Dollar held firm at the start of a holiday-thinned week on Monday, as U.S. data pointed to solid economic growth while the British pound bounced slightly after having suffered its biggest weekly fall in three years.
A batch of economic data published on Friday showed the U.S. economy, already in its longest expansion in history, appears to have maintained the moderate pace of growth as the year ended, supported by a strong labour market.
Gross domestic product increased at a 2.1 percent annualised rate, the Commerce Department said in its third estimate of third-quarter GDP. That was unrevised from November’s estimate.
“The U.S. economy appears to have stopped slowing.
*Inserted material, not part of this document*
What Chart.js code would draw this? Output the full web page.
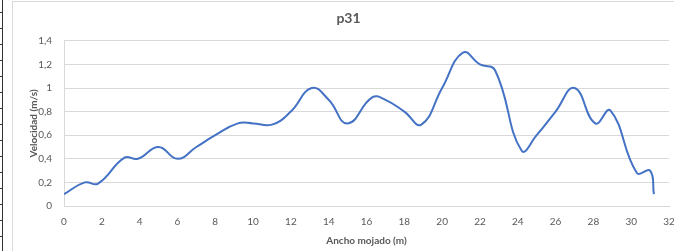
<!DOCTYPE html>
<html>
<head>
<meta charset="utf-8">
<script src="https://cdn.jsdelivr.net/npm/chart.js@4/dist/chart.umd.min.js"></script>
<style>
  html, body { margin: 0; padding: 0; background: #fff; }
  #wrap { position: relative; width: 674px; height: 251px; overflow: hidden; }
  #sheetEdge { position: absolute; left: 2px; top: 0; width: 1px; height: 251px; background: #333; }
  #frame { position: absolute; left: 12px; top: 1px; width: 680px; height: 260px; border: 1px solid #d9d9d9; box-sizing: border-box; }
  .tick { position: absolute; left: 0; width: 3px; height: 1px; background: #333; }
  canvas { position: absolute; left: 0; top: 0; }
</style>
</head>
<body>
<div id="wrap">
  <div id="sheetEdge"></div>
  <div id="frame"></div>
  <canvas id="myChart" width="700" height="251"></canvas>
</div>
<script>
'use strict';

//***************** Data *****************
let anchoMojado = [0, 1.1, 1.8, 3.2, 3.9, 5, 6, 7, 8, 9.2, 10, 11, 12, 13.1, 14, 15, 16.3, 17, 18, 18.9, 20, 21.1, 22, 22.8, 24.2, 25, 26, 27, 28.1, 28.9, 30.3, 31, 31.2];
let velocidad = [0.1, 0.2, 0.19, 0.41, 0.4, 0.5, 0.4, 0.5, 0.6, 0.7, 0.7, 0.69, 0.8, 1.0, 0.9, 0.7, 0.92, 0.9, 0.8, 0.69, 1.0, 1.3, 1.2, 1.15, 0.47, 0.6, 0.8, 1.0, 0.7, 0.81, 0.28, 0.3, 0.1];
let xTicks = [0, 2, 4, 6, 8, 10, 12, 14, 16, 18, 20, 22, 24, 26, 28, 30, 32];
let yTicks = [0, 0.2, 0.4, 0.6, 0.8, 1, 1.2, 1.4];

// spreadsheet row marks on the far left
let wrap = document.getElementById('wrap');
for (let y = 12; y < 251; y += 16) {
  let t = document.createElement('div');
  t.className = 'tick';
  t.style.top = y + 'px';
  wrap.appendChild(t);
}

let points = [];
for (let i = 0; i < anchoMojado.length; i++) {
  points.push({ x: anchoMojado[i], y: velocidad[i] });
}

let grey = '#595959';
let tickFont = { family: 'Lato, "Liberation Sans", sans-serif', size: 10 };
let titleFont = { family: 'Lato, "Liberation Sans", sans-serif', size: 10, weight: 'bold' };

let ctx = document.getElementById('myChart');

new Chart(ctx, {
  type: 'line',
  data: {
    datasets: [{
      data: points,
      borderColor: '#4472C4',
      borderWidth: 2,
      pointRadius: 0,
      tension: 0.45,
      fill: false
    }]
  },
  options: {
    responsive: false,
    animation: false,
    layout: { padding: { left: 28, right: 31, top: 0, bottom: 0 } },
    plugins: {
      legend: { display: false },
      tooltip: { enabled: false },
      title: {
        display: true,
        text: 'p31',
        color: grey,
        font: { family: 'Lato, "Liberation Sans", sans-serif', size: 14, weight: 'bold' },
        padding: { top: 10, bottom: 14 }
      }
    },
    scales: {
      x: {
        type: 'linear',
        min: 0,
        max: 32,
        afterBuildTicks: function (scale) {
          scale.ticks = xTicks.map(v => ({ value: v }));
        },
        afterFit: function (scale) { scale.height = 45; },
        grid: { display: false, drawTicks: false },
        border: { display: true, color: '#d9d9d9' },
        ticks: { color: grey, font: tickFont, padding: 10, maxRotation: 0 },
        title: { display: true, text: 'Ancho mojado (m)', color: grey, font: titleFont, padding: { top: 1 } }
      },
      y: {
        min: 0,
        max: 1.4,
        afterBuildTicks: function (scale) {
          scale.ticks = yTicks.map(v => ({ value: v }));
        },
        afterFit: function (scale) { scale.width = 36; },
        grid: { color: '#d9d9d9', drawTicks: false },
        border: { display: true, color: '#d9d9d9' },
        ticks: {
          color: grey,
          font: tickFont,
          padding: 12,
          callback: function (v) { return String(Math.round(v * 10) / 10).replace('.', ','); }
        },
        title: { display: true, text: 'Velocidad (m/s)', color: grey, font: titleFont, padding: { top: 0, bottom: 0 } }
      }
    }
  }
});
</script>
</body>
</html>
There is no indication it will be hitting a recession,” said Ayako Sera, market economist at Sumitomo Mitsui Trust Bank.
Earlier this year, investors were spooked by fears over the possibility of a U.S. recession when the U.S. yield curve inverted, which has been historically one of the most reliable signs of a U.S. downturn.
Separate data showed consumer spending, which accounts for more than two-thirds of U.S. economic activity, rose 0.4 percent last month as households stepped up purchases of motor vehicles and spent more on healthcare.
That contrasted with an unexpected deterioration in German consumer sentiment.
The euro stood at $1.10778 EUR=, little changed on the day but in retreat since it hit a four-month high of $1.12 on December 13.
The dollar index =USD was at 97.659, flat on the day but maintaining its recovery trend since hitting a five-month low of 96.605 on December 12.
The dollar has been supported by optimism over the global economy since Washington and Beijing came to an interim trade agreement earlier this month.
China said on Monday it would lower tariffs on products ranging from frozen pork to some type of semiconductors next year, as Beijing looks to boost imports amid a slowing economy and a trade war with the United States.
U.S. President Donald Trump said on Saturday the United States and China would “very shortly” sign their so-called Phase 1 trade pact.
Against the yen, the dollar changed hands at 109.41 yen JPY=, little changed on the day and not far from a six-month high of 109.73 touched earlier this month.
“One thing to look at is whether market players cut their (yen-short) positions ahead of the holiday period on concerns there could be a flash crash like a year ago,” said Minori Uchida, chief currency analyst at MUFG Bank.
The dollar tumbled as much as 4.4 percent on the second trading day of this year as a lack of yen liquidity, due to a Japanese market holiday, amplified the dollar/yen’s fall sparked by a rare revenue warning from Apple Inc.
Currency speculators have cut their net short positions in the yen slightly in the week that ended last Tuesday after having increased bets against the currency constantly for a few months, data from the U.S. financial watchdog showed on Friday.
Some noted concerns over increasing tensions between North Korea and the United States.
North Korean leader Kim Jong Un held a meeting of top military officials to discuss boosting the country’s military capability, the state news agency reported on Sunday amid heightened concerns the North may be about to return to confrontation with Washington.
Sterling traded at $1.3011 GBP=D4, up slightly as it regained some stability after hitting a 2-1/2-week low of $1.2979 on Friday.
It fell 2.6 percent last week, the biggest weekly fall since October 2016, after UK Prime Minister Boris Johnson set December 2020 as a hard deadline to reach a trade agreement.